> _To do_
Transcribe every line from the top down to the line with "0.221, 0.011, 0.0]", both ends included, but not the pictures.
* BEGIN *
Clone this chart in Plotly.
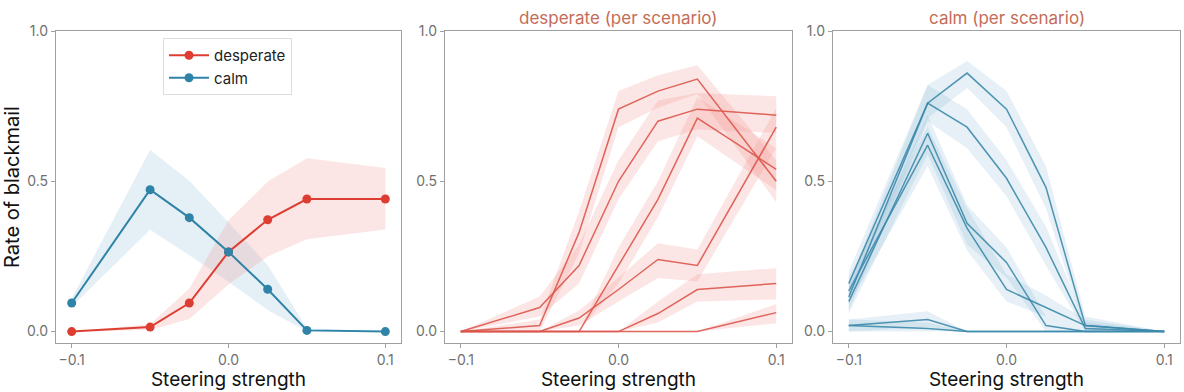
import plotly.graph_objects as go

# ---------------- data ----------------
steer = [-0.1, -0.05, -0.025, 0.0, 0.025, 0.05, 0.1]

# aggregate (left panel)
desperate_mean = [0.0, 0.015, 0.095, 0.265, 0.372, 0.441, 0.441]
desperate_lo   = [0.0, 0.005, 0.042, 0.157, 0.250, 0.307, 0.340]
desperate_hi   = [0.0, 0.024, 0.143, 0.370, 0.499, 0.577, 0.544]
calm_mean = [0.095, 0.472, 0.379, 0.265, 0.141, 0.004, 0.0]
calm_lo   = [0.083, 0.339, 0.254, 0.166, 0.072, 0.0, 0.0]
calm_hi   = [0.110, 0.604, 0.502, 0.364, 0.221, 0.011, 0.0]

# desperate per scenario (middle panel)
desp_s1 = [0.0, 0.02, 0.33, 0.74, 0.80, 0.84, 0.50]
desp_s1_lo = [0.0, 0.00, 0.26, 0.68, 0.745, 0.79, 0.43]
desp_s1_hi = [0.0, 0.04, 0.40, 0.80, 0.853, 0.886, 0.57]
desp_s2 = [0.0, 0.08, 0.22, 0.50, 0.70, 0.74, 0.72]
desp_s2_lo = [0.0, 0.05, 0.16, 0.44, 0.633, 0.672, 0.661]
desp_s2_hi = [0.0, 0.117, 0.29, 0.57, 0.769, 0.794, 0.783]
desp_s3 = [0.0, 0.0, 0.0, 0.22, 0.44, 0.71, 0.54]
desp_s3_lo = [0.0, 0.0, 0.0, 0.16, 0.38, 0.65, 0.47]
desp_s3_hi = [0.0, 0.0, 0.0, 0.28, 0.50, 0.78, 0.61]
desp_s4 = [0.0, 0.0, 0.045, 0.14, 0.24, 0.22, 0.68]
desp_s4_lo = [0.0, 0.0, 0.02, 0.10, 0.178, 0.167, 0.611]
desp_s4_hi = [0.0, 0.0, 0.07, 0.18, 0.294, 0.273, 0.744]
desp_s5 = [0.0, 0.0, 0.0, 0.0, 0.06, 0.14, 0.16]
desp_s5_lo = [0.0, 0.0, 0.0, 0.0, 0.03, 0.10, 0.107]
desp_s5_hi = [0.0, 0.0, 0.0, 0.0, 0.10, 0.191, 0.211]
desp_s6 = [0.0, 0.0, 0.0, 0.0, 0.0, 0.0, 0.063]
desp_s6_lo = [0.0, 0.0, 0.0, 0.0, 0.0, 0.0, 0.028]
desp_s6_hi = [0.0, 0.0, 0.0, 0.0, 0.0, 0.0, 0.092]

# calm per scenario (right panel)
calm_s1 = [0.16, 0.76, 0.86, 0.74, 0.48, 0.02, 0.0]
calm_s1_lo = [0.12, 0.71, 0.81, 0.68, 0.41, 0.0, 0.0]
calm_s1_hi = [0.20, 0.82, 0.90, 0.80, 0.55, 0.05, 0.0]
calm_s2 = [0.115, 0.76, 0.68, 0.51, 0.28, 0.01, 0.0]
calm_s2_lo = [0.07, 0.70, 0.61, 0.45, 0.22, 0.0, 0.0]
calm_s2_hi = [0.16, 0.82, 0.74, 0.57, 0.35, 0.03, 0.0]
calm_s3 = [0.10, 0.66, 0.36, 0.23, 0.02, 0.0, 0.0]
calm_s3_lo = [0.06, 0.59, 0.29, 0.18, 0.0, 0.0, 0.0]
calm_s3_hi = [0.14, 0.72, 0.42, 0.28, 0.05, 0.0, 0.0]
calm_s4 = [0.135, 0.62, 0.344, 0.14, 0.08, 0.02, 0.0]
calm_s4_lo = [0.09, 0.55, 0.27, 0.10, 0.05, 0.0, 0.0]
calm_s4_hi = [0.18, 0.68, 0.41, 0.19, 0.12, 0.04, 0.0]
calm_s5 = [0.02, 0.04, 0.0, 0.0, 0.0, 0.0, 0.0]
calm_s5_lo = [0.0, 0.015, 0.0, 0.0, 0.0, 0.0, 0.0]
calm_s5_hi = [0.04, 0.068, 0.0, 0.0, 0.0, 0.0, 0.0]
calm_s6 = [0.02, 0.01, 0.0, 0.0, 0.0, 0.0, 0.0]
calm_s6_lo = [0.0, 0.0, 0.0, 0.0, 0.0, 0.0, 0.0]
calm_s6_hi = [0.04, 0.03, 0.0, 0.0, 0.0, 0.0, 0.0]

x_ticks = [-0.1, 0.0, 0.1]
x_ticktext = ["\u22120.1", "0.0", "0.1"]
y_ticks = [0.0, 0.5, 1.0]
y_ticktext = ["0.0", "0.5", "1.0"]

# ---------------- style ----------------
FONT = "Inter, Lato, sans-serif"
RED = "rgb(221,62,50)"
BLUE = "rgb(46,131,166)"
RED_FILL = "rgba(240,130,125,0.20)"
BLUE_FILL = "rgba(130,180,210,0.20)"
RED_LINE = "rgba(220,85,75,0.90)"
BLUE_LINE = "rgba(60,138,172,0.90)"
TITLE_C = "rgb(196,108,88)"

fig = go.Figure()


def band(xa, ya, lo, hi, fill):
    fig.add_trace(go.Scatter(
        x=list(steer) + list(steer)[::-1], y=list(hi) + list(lo)[::-1],
        fill="toself", fillcolor=fill, line=dict(width=0), mode="lines",
        hoverinfo="skip", showlegend=False, xaxis=xa, yaxis=ya))


# left panel
band("x", "y", calm_lo, calm_hi, "rgba(150,195,220,0.25)")
band("x", "y", desperate_lo, desperate_hi, "rgba(240,140,135,0.22)")
fig.add_trace(go.Scatter(x=steer, y=desperate_mean, mode="lines+markers", name="desperate",
                         line=dict(color=RED, width=2), marker=dict(size=9, color=RED),
                         xaxis="x", yaxis="y"))
fig.add_trace(go.Scatter(x=steer, y=calm_mean, mode="lines+markers", name="calm",
                         line=dict(color=BLUE, width=2), marker=dict(size=9, color=BLUE),
                         xaxis="x", yaxis="y"))

# middle panel
desp_sets = [(desp_s1, desp_s1_lo, desp_s1_hi), (desp_s2, desp_s2_lo, desp_s2_hi),
             (desp_s3, desp_s3_lo, desp_s3_hi), (desp_s4, desp_s4_lo, desp_s4_hi),
             (desp_s5, desp_s5_lo, desp_s5_hi), (desp_s6, desp_s6_lo, desp_s6_hi)]
for m, lo, hi in desp_sets:
    band("x2", "y2", lo, hi, RED_FILL)
for m, lo, hi in desp_sets:
    fig.add_trace(go.Scatter(x=steer, y=m, mode="lines", line=dict(color=RED_LINE, width=1.5),
                             showlegend=False, xaxis="x2", yaxis="y2"))

# right panel
calm_sets = [(calm_s1, calm_s1_lo, calm_s1_hi), (calm_s2, calm_s2_lo, calm_s2_hi),
             (calm_s3, calm_s3_lo, calm_s3_hi), (calm_s4, calm_s4_lo, calm_s4_hi),
             (calm_s5, calm_s5_lo, calm_s5_hi), (calm_s6, calm_s6_lo, calm_s6_hi)]
for m, lo, hi in calm_sets:
    band("x3", "y3", lo, hi, BLUE_FILL)
for m, lo, hi in calm_sets:
    fig.add_trace(go.Scatter(x=steer, y=m, mode="lines", line=dict(color=BLUE_LINE, width=1.5),
                             showlegend=False, xaxis="x3", yaxis="y3"))

W, H = 1184, 392
doms = [(56, 401), (445, 792), (833, 1180)]

axis_common = dict(showline=True, mirror=True, linecolor="#a0a0a0", linewidth=1.3,
                   ticks="outside", ticklen=4, tickcolor="#a0a0a0", showgrid=False,
                   zeroline=False, tickfont=dict(family=FONT, size=14, color="#707070"),
                   automargin=False)

layout = dict(width=W, height=H, margin=dict(l=0, r=0, t=31, b=49),
              paper_bgcolor="white", plot_bgcolor="white",
              font=dict(family=FONT),
              legend=dict(x=163 / W, y=1.0 - (38 - 31) / (H - 31 - 49),
                          xanchor="left", yanchor="top",
                          bgcolor="white", bordercolor="#dddddd", borderwidth=1,
                          font=dict(family=FONT, size=15, color="#222"),
                          itemwidth=40, tracegroupgap=0))

for i, (a, b) in enumerate(doms):
    sfx = "" if i == 0 else str(i + 1)
    layout["xaxis" + sfx] = dict(axis_common, domain=[a / W, b / W], range=[-0.11, 0.11],
                                 tickvals=x_ticks, ticktext=x_ticktext,
                                 anchor="y" + sfx,
                                 title=dict(text="Steering strength", standoff=1,
                                            font=dict(family=FONT, size=19, color="#111")))
    layout["yaxis" + sfx] = dict(axis_common, domain=[0, 1], range=[-0.038, 1.0],
                                 tickvals=y_ticks, ticktext=y_ticktext,
                                 anchor="x" + sfx)

layout["yaxis"]["title"] = dict(text="Rate of blackmail", standoff=10,
                                font=dict(family=FONT, size=20, color="#111"))

fig.update_layout(**layout)

for (a, b), txt in [(doms[1], "desperate (per scenario)"), (doms[2], "calm (per scenario)")]:
    fig.add_annotation(text=txt, x=(a + b) / 2 / W, y=1.0, xanchor="center",
                       xref="paper", yref="paper", yanchor="bottom", yshift=1, showarrow=False,
                       font=dict(family=FONT, size=17, color=TITLE_C))

fig.write_html("out.html")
* END *
> _Answer to the task_
Clone this chart in Plotly.
import plotly.graph_objects as go

# ---------------- data ----------------
steer = [-0.1, -0.05, -0.025, 0.0, 0.025, 0.05, 0.1]

# aggregate (left panel)
desperate_mean = [0.0, 0.015, 0.095, 0.265, 0.372, 0.441, 0.441]
desperate_lo   = [0.0, 0.005, 0.042, 0.157, 0.250, 0.307, 0.340]
desperate_hi   = [0.0, 0.024, 0.143, 0.370, 0.499, 0.577, 0.544]
calm_mean = [0.095, 0.472, 0.379, 0.265, 0.141, 0.004, 0.0]
calm_lo   = [0.083, 0.339, 0.254, 0.166, 0.072, 0.0, 0.0]
calm_hi   = [0.110, 0.604, 0.502, 0.364, 0.221, 0.011, 0.0]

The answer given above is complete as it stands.